Non accade nemmeno in Benedetta Follia, film pieno di pulsioni, in cui Verdone, oltre al già citato negozio al centro di Roma, è un uomo mollato dalla moglie nella cui vita entra una borgatara molto vitale e poco irregimentata. Spronato da lei uscirà, conoscerà altre donne disastrose e positive, risveglierà desideri sopiti da una vita tra ostie e crocefissi, sognerà la sua commessa/consulente amorosa vestita da suora sexy, si drogherà e parlerà con se stesso da giovane allo specchio (una versione ringiovanita di Verdone abbigliato da motociclista un po’ come in Troppo Forte che, a sorpresa, è fatta benissimo).
Forse proprio per l’elemento trattato, per l’amore a più di 60 anni attraverso il risveglio sessuale, per l’evidente pulsione nei confronti della giovane nuova commessa vestita sempre in maniera provocante e così vitale e attraente, qui il disinteresse per la religione suona come un silenzio assordante. Un’affermazione di scarsa attinenza tra i due temi che suona menzognera.

Tuttavia, anche dimenticando questo elefante nel fotogramma, Benedetta Follia coniuga alcune idee comiche particolarmente riuscite di Verdone a buona parte del suo consueto repertorio di tic e nevrosi (sempre più vicino a quel tono da battute ripetute e rassicuranti che si fanno in famiglia tipico delle ironie di Woody Allen su psicanalisi e religione ebraica) senza mai dare al film un passo narrativo coinvolgente che eviti alle singole situazioni di essere solo divertenti in sé, e le renda parte di una cavalcata umoristica. Verdone ha sempre girato storie meste in maniera ironica, ma qui sembra che ad essere mesta sia la realizzazione più che il tono. Perché se il merito di questo cineasta dalla vita professionale e dal successo infaticabili è di essere riuscito in quasi 40 anni a mantenere inalterata la sua capacità di guardare la società e renderla realmente divertente enfatizzandone alcuni elementi, a calare spaventosamente è stata invece la sua capacità di gestire il tono patetico con cui una volta si esaltava.

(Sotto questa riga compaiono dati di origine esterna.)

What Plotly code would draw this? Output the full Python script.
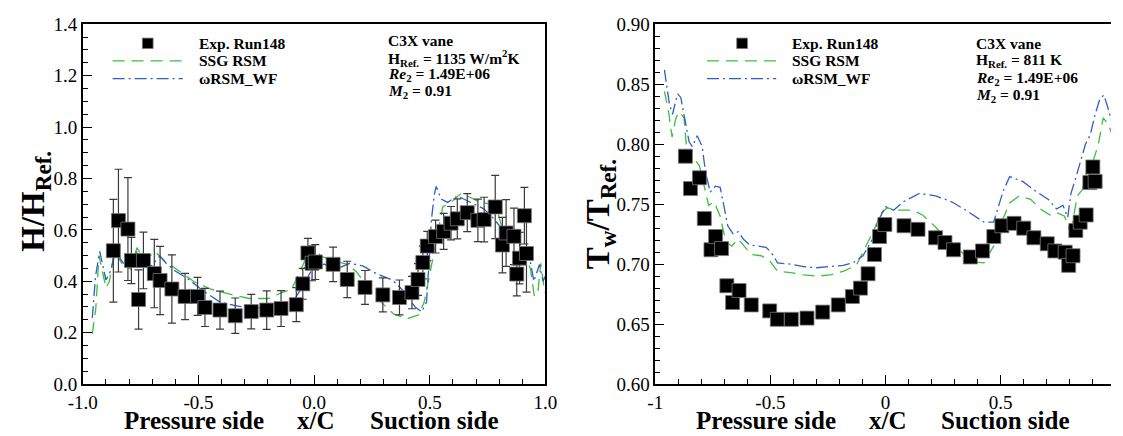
import plotly.graph_objects as go

# ---------------- data: left panel (H/H_Ref) ----------------
h_exp_x = [-0.868, -0.846, -0.805, -0.790, -0.759, -0.738, -0.691, -0.666, -0.615, -0.558,
           -0.504, -0.472, -0.407, -0.341, -0.272, -0.205, -0.143, -0.077, -0.049, -0.027,
           -0.009, 0.005, 0.082, 0.143, 0.220, 0.297, 0.369, 0.423, 0.449, 0.470,
           0.489, 0.525, 0.560, 0.592, 0.619, 0.662, 0.708, 0.735, 0.783, 0.814,
           0.830, 0.864, 0.876, 0.888, 0.909, 0.918]
h_exp_y = [0.519, 0.636, 0.603, 0.481, 0.329, 0.481, 0.430, 0.403, 0.370, 0.341,
           0.341, 0.298, 0.288, 0.266, 0.282, 0.288, 0.294, 0.309, 0.390, 0.510,
           0.470, 0.475, 0.466, 0.407, 0.376, 0.347, 0.337, 0.356, 0.407, 0.473,
           0.537, 0.574, 0.594, 0.626, 0.643, 0.667, 0.637, 0.640, 0.689, 0.541,
           0.588, 0.575, 0.428, 0.490, 0.655, 0.508]
h_exp_err = [0.20, 0.20, 0.20, 0.09, 0.115, 0.11, 0.133, 0.133, 0.133, 0.09,
             0.074, 0.074, 0.074, 0.069, 0.067, 0.075, 0.070, 0.066, 0.060, 0.057,
             0.068, 0.068, 0.067, 0.071, 0.066, 0.066, 0.068, 0.063, 0.062, 0.064,
             0.057, 0.064, 0.070, 0.065, 0.078, 0.074, 0.083, 0.087, 0.123, 0.108,
             0.130, 0.110, 0.085, 0.100, 0.110, 0.150]

h_wf_x = [-0.959, -0.945, -0.927, -0.912, -0.900, -0.880, -0.857, -0.840, -0.822, -0.800,
          -0.766, -0.735, -0.703, -0.667, -0.640, -0.604, -0.548, -0.478, -0.407, -0.337,
          -0.267, -0.196, -0.126, -0.098, -0.049, -0.013, 0.020, 0.043, 0.090, 0.155,
          0.210, 0.268, 0.338, 0.380, 0.410, 0.437, 0.465, 0.486, 0.496, 0.507,
          0.520, 0.528, 0.549, 0.577, 0.619, 0.676, 0.732, 0.770, 0.802, 0.830,
          0.854, 0.876, 0.893, 0.909, 0.930, 0.950, 0.974, 0.990, 1.000]
h_wf_y = [0.257, 0.420, 0.516, 0.450, 0.405, 0.440, 0.522, 0.490, 0.467, 0.460,
          0.514, 0.470, 0.460, 0.498, 0.470, 0.442, 0.411, 0.362, 0.319, 0.304,
          0.296, 0.298, 0.306, 0.312, 0.380, 0.440, 0.455, 0.467, 0.445, 0.470,
          0.460, 0.430, 0.405, 0.368, 0.330, 0.300, 0.281, 0.319, 0.467, 0.640,
          0.740, 0.769, 0.720, 0.707, 0.732, 0.707, 0.683, 0.650, 0.615, 0.590,
          0.600, 0.588, 0.540, 0.520, 0.500, 0.400, 0.465, 0.400, 0.420]

h_ssg_x = [-0.959, -0.944, -0.930, -0.915, -0.900, -0.885, -0.864, -0.845, -0.829, -0.794,
           -0.766, -0.731, -0.689, -0.646, -0.590, -0.520, -0.449, -0.365, -0.281, -0.196,
           -0.140, -0.098, -0.056, -0.020, -0.006, 0.029, 0.085, 0.141, 0.184, 0.240,
           0.296, 0.345, 0.402, 0.451, 0.476, 0.496, 0.518, 0.535, 0.556, 0.592,
           0.634, 0.676, 0.718, 0.760, 0.795, 0.830, 0.846, 0.876, 0.910, 0.935,
           0.952, 0.967, 0.980, 0.997]
h_ssg_y = [0.195, 0.294, 0.500, 0.430, 0.374, 0.400, 0.516, 0.490, 0.467, 0.448,
           0.531, 0.479, 0.516, 0.479, 0.442, 0.399, 0.370, 0.350, 0.333, 0.333,
           0.356, 0.368, 0.448, 0.522, 0.541, 0.498, 0.479, 0.467, 0.436, 0.368,
           0.313, 0.272, 0.254, 0.269, 0.319, 0.417, 0.510, 0.590, 0.689, 0.707,
           0.741, 0.726, 0.707, 0.701, 0.664, 0.553, 0.588, 0.539, 0.500, 0.450,
           0.342, 0.355, 0.470, 0.355]

# ---------------- data: right panel (Tw/T_Ref) ----------------
t_exp_x = [-0.869, -0.847, -0.808, -0.787, -0.758, -0.738, -0.712, -0.689, -0.664, -0.636,
           -0.583, -0.503, -0.470, -0.409, -0.341, -0.273, -0.205, -0.144, -0.109, -0.076,
           -0.048, -0.026, -0.003, 0.080, 0.141, 0.217, 0.258, 0.295, 0.368, 0.421,
           0.470, 0.505, 0.558, 0.600, 0.644, 0.702, 0.735, 0.780, 0.795, 0.814,
           0.826, 0.845, 0.871, 0.887, 0.900, 0.910]
t_exp_y = [0.790, 0.763, 0.772, 0.738, 0.712, 0.723, 0.713, 0.682, 0.668, 0.678,
           0.666, 0.661, 0.654, 0.654, 0.655, 0.660, 0.666, 0.673, 0.680, 0.692,
           0.708, 0.723, 0.733, 0.732, 0.729, 0.722, 0.718, 0.712, 0.706, 0.711,
           0.723, 0.732, 0.734, 0.730, 0.722, 0.717, 0.711, 0.710, 0.699, 0.707,
           0.728, 0.735, 0.741, 0.768, 0.781, 0.769]

t_wf_x = [-0.960, -0.939, -0.925, -0.903, -0.889, -0.868, -0.853, -0.839, -0.818, -0.796,
          -0.782, -0.761, -0.739, -0.718, -0.700, -0.685, -0.661, -0.640, -0.618, -0.590,
          -0.554, -0.519, -0.497, -0.469, -0.412, -0.355, -0.298, -0.241, -0.184, -0.141,
          -0.098, -0.056, -0.035, 0.000, 0.035, 0.077, 0.147, 0.217, 0.287, 0.357,
          0.427, 0.469, 0.511, 0.539, 0.595, 0.651, 0.707, 0.742, 0.770, 0.791,
          0.805, 0.826, 0.847, 0.868, 0.889, 0.910, 0.931, 0.948, 0.966, 0.980]
t_wf_y = [0.862, 0.834, 0.825, 0.842, 0.839, 0.817, 0.802, 0.798, 0.807, 0.798,
          0.777, 0.760, 0.765, 0.764, 0.745, 0.732, 0.725, 0.727, 0.721, 0.716,
          0.715, 0.714, 0.710, 0.701, 0.700, 0.698, 0.697, 0.698, 0.699, 0.701,
          0.707, 0.721, 0.735, 0.748, 0.745, 0.752, 0.759, 0.757, 0.752, 0.744,
          0.735, 0.735, 0.761, 0.773, 0.769, 0.761, 0.754, 0.746, 0.749, 0.739,
          0.759, 0.772, 0.786, 0.800, 0.808, 0.825, 0.838, 0.841, 0.830, 0.820]

t_ssg_x = [-0.960, -0.942, -0.927, -0.910, -0.896, -0.875, -0.860, -0.839, -0.808, -0.789,
           -0.768, -0.745, -0.718, -0.694, -0.668, -0.640, -0.611, -0.583, -0.540, -0.504,
           -0.469, -0.412, -0.355, -0.298, -0.241, -0.184, -0.127, -0.091, -0.049, -0.021,
           0.007, 0.049, 0.119, 0.161, 0.217, 0.259, 0.315, 0.371, 0.427, 0.469,
           0.504, 0.539, 0.581, 0.630, 0.672, 0.714, 0.742, 0.777, 0.798, 0.812,
           0.833, 0.854, 0.875, 0.903, 0.924, 0.945, 0.966, 0.980]
t_ssg_y = [0.844, 0.827, 0.806, 0.822, 0.827, 0.822, 0.788, 0.790, 0.782, 0.766,
           0.749, 0.752, 0.740, 0.719, 0.715, 0.721, 0.714, 0.708, 0.707, 0.703,
           0.694, 0.693, 0.691, 0.690, 0.691, 0.694, 0.699, 0.713, 0.729, 0.742,
           0.747, 0.745, 0.745, 0.741, 0.731, 0.722, 0.713, 0.702, 0.701, 0.715,
           0.735, 0.751, 0.757, 0.754, 0.746, 0.741, 0.743, 0.740, 0.729, 0.735,
           0.757, 0.762, 0.778, 0.787, 0.800, 0.822, 0.817, 0.810]

left_xticks = [-1.0, -0.5, 0.0, 0.5, 1.0]
left_xticklabels = ["-1.0", "-0.5", "0.0", "0.5", "1.0"]
right_xticks = [-1.0, -0.5, 0.0, 0.5]
right_xticklabels = ["-1", "-0.5", "0", "0.5"]

series_names = ["Exp. Run148", "SSG RSM", "\u03c9RSM_WF"]

# ---------------- style ----------------
W, H = 1123, 436
SERIF = "Liberation Serif"
GREEN = "#3cbf3c"
BLUE = "#2f5fc4"
GREEN_DASH = "12px,7px"
BLUE_DASH = "12px,4px,2px,4px"


def px(xp):
    return xp / W


def py(yp):
    return 1 - yp / H


fig = go.Figure()

# left panel
fig.add_trace(go.Scatter(x=h_ssg_x, y=h_ssg_y, mode="lines", name=series_names[1],
                         line=dict(color=GREEN, width=1.3, dash=GREEN_DASH),
                         xaxis="x", yaxis="y"))
fig.add_trace(go.Scatter(x=h_wf_x, y=h_wf_y, mode="lines", name=series_names[2],
                         line=dict(color=BLUE, width=1.3, dash=BLUE_DASH),
                         xaxis="x", yaxis="y"))
fig.add_trace(go.Scatter(x=h_exp_x, y=h_exp_y, mode="markers", name=series_names[0],
                         marker=dict(symbol="square", size=14, color="black",
                                     line=dict(color="#777777", width=0.8)),
                         error_y=dict(type="data", array=h_exp_err, visible=True,
                                      color="#3a3a3a", thickness=1.2, width=4),
                         xaxis="x", yaxis="y"))

# right panel
fig.add_trace(go.Scatter(x=t_ssg_x, y=t_ssg_y, mode="lines", name=series_names[1],
                         line=dict(color=GREEN, width=1.3, dash=GREEN_DASH),
                         xaxis="x2", yaxis="y2"))
fig.add_trace(go.Scatter(x=t_wf_x, y=t_wf_y, mode="lines", name=series_names[2],
                         line=dict(color=BLUE, width=1.3, dash=BLUE_DASH),
                         xaxis="x2", yaxis="y2"))
fig.add_trace(go.Scatter(x=t_exp_x, y=t_exp_y, mode="markers", name=series_names[0],
                         marker=dict(symbol="square", size=14, color="black",
                                     line=dict(color="#777777", width=0.8)),
                         xaxis="x2", yaxis="y2"))

tickfont = dict(family=SERIF, size=19, color="black")
common_axis = dict(showgrid=False, zeroline=False, showline=True, linecolor="black",
                   linewidth=1.5, ticks="inside", ticklen=9, tickwidth=1.2,
                   tickcolor="black", tickfont=tickfont)

y_top, y_bot = 15, 393
ydom = [py(y_bot), py(y_top)]

fig.update_layout(
    width=W, height=H, margin=dict(l=0, r=0, t=0, b=0),
    paper_bgcolor="white", plot_bgcolor="white", showlegend=False,
    xaxis=dict(domain=[px(69.5), px(543.5)], range=[-1, 1], tickmode="array",
               tickvals=left_xticks, ticktext=left_xticklabels, mirror=True,
               minor=dict(dtick=0.1, ticklen=5, ticks="inside", tickcolor="black"),
               anchor="y", **common_axis),
    yaxis=dict(domain=ydom, range=[0, 1.4], dtick=0.2, tickformat=".1f", mirror=True,
               minor=dict(dtick=0.05, ticklen=5, ticks="inside", tickcolor="black"),
               anchor="x", **common_axis),
    xaxis2=dict(domain=[px(656), 1.0], range=[-1, -1 + (W - 656) / 236.0],
                tickmode="array", tickvals=right_xticks, ticktext=right_xticklabels,
                mirror=True,
                minor=dict(dtick=0.1, ticklen=5, ticks="inside", tickcolor="black"),
                anchor="y2", **common_axis),
    yaxis2=dict(domain=ydom, range=[0.6, 0.9], dtick=0.05, tickformat=".2f", mirror=False,
                minor=dict(dtick=0.01, ticklen=5, ticks="inside", tickcolor="black"),
                anchor="x2", **common_axis),
)

annotations = []
title_font = dict(family=SERIF, size=25, color="black")
ytitle_font = dict(family=SERIF, size=33, color="black")
for xr in ("x", "x2"):
    for xpos, txt in ((-0.52, "<b>Pressure side</b>"), (0.01, "<b>x/C</b>"),
                      (0.52, "<b>Suction side</b>")):
        annotations.append(dict(x=xpos, y=0, xref=xr, yref="paper", text=txt,
                                showarrow=False, font=title_font, yshift=-11,
                                xanchor="center", yanchor="bottom"))

annotations.append(dict(x=px(21), y=py(201), xref="paper", yref="paper",
                        text="<b>H/H<sub>Ref.</sub></b>", textangle=-90, showarrow=False,
                        font=ytitle_font, xanchor="center", yanchor="middle"))
annotations.append(dict(x=px(600), y=py(215), xref="paper", yref="paper",
                        text="<b>T<sub>w</sub>/T<sub>Ref.</sub></b>", textangle=-90,
                        showarrow=False, font=ytitle_font, xanchor="center",
                        yanchor="middle"))

small_font = dict(family=SERIF, size=15.5, color="black")
shapes = []


def add_legend(x_sq, x_l0, x_l1, x_txt, rows):
    # square marker sample
    s = 5.5
    shapes.append(dict(type="rect", xref="paper", yref="paper",
                       x0=px(x_sq - s), x1=px(x_sq + s), y0=py(rows[0] + s), y1=py(rows[0] - s),
                       fillcolor="black", line=dict(color="#777777", width=0.8)))
    shapes.append(dict(type="line", xref="paper", yref="paper",
                       x0=px(x_l0), x1=px(x_l1), y0=py(rows[1]), y1=py(rows[1]),
                       line=dict(color=GREEN, width=1.3, dash=GREEN_DASH)))
    shapes.append(dict(type="line", xref="paper", yref="paper",
                       x0=px(x_l0), x1=px(x_l1), y0=py(rows[2]), y1=py(rows[2]),
                       line=dict(color=BLUE, width=1.3, dash=BLUE_DASH)))
    for r, name in zip(rows, series_names):
        annotations.append(dict(x=px(x_txt), y=py(r), xref="paper", yref="paper",
                                text="<b>" + name + "</b>", showarrow=False, font=small_font,
                                xanchor="left", yanchor="middle"))


def add_info(x_txt, href, rows):
    texts = ["<b>C3X vane</b>",
             "<b>H<sub>Ref.</sub> = " + href + "</b>",
             "<b><i>Re</i><sub>2</sub> = 1.49E+06</b>",
             "<b><i>M</i><sub>2</sub> = 0.91</b>"]
    for r, t in zip(rows, texts):
        annotations.append(dict(x=px(x_txt), y=py(r), xref="paper", yref="paper",
                                text=t, showarrow=False, font=small_font,
                                xanchor="left", yanchor="middle"))


add_legend(136, 100, 172, 186, [35, 53.5, 72])
add_info(380, "1135 W/m<sup>2</sup>K", [32, 50, 68, 86])
add_legend(745, 709, 780, 794, [35, 53.5, 72])
add_info(983, "811 K", [35.5, 53.5, 72, 89.5])

fig.update_layout(annotations=annotations, shapes=shapes)
fig.write_html("out.html")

Rimane quindi la delusione per la fusione tra lo sceneggiatore e l’attrice di Lo Chiamavano Jeeg Robot (Nicola Guaglianone e Ilenia Pastorelli) e il cinema di Carlo Verdone. La Pastorelli, come già in Jeeg, dimostra di avere toni di commedia impeccabili, ottimi tempi e una buona versatilità, perché i soliti panni della borgatara li sa declinare in diverse situazioni, con diverse inclinazioni e diversi ritmi, insomma non li sfrutta e basta ma li padroneggia, come fanno le attrici. Una delle migliori partner di Verdone in una lunga galleria. Il contributo di Guaglianone invece sembra più incolore, lui che solitamente riesce a dare grande personalità ai suoi copioni, qui sembra aver lavorato di rammendo su una sceneggiatura tipicamente verdoniana, incidendo poco e senza portare con sè quella solidità di cui questa storia molto convenzionale (per Verdone) e priva di guizzi necessitava per essere meno dimenticabile.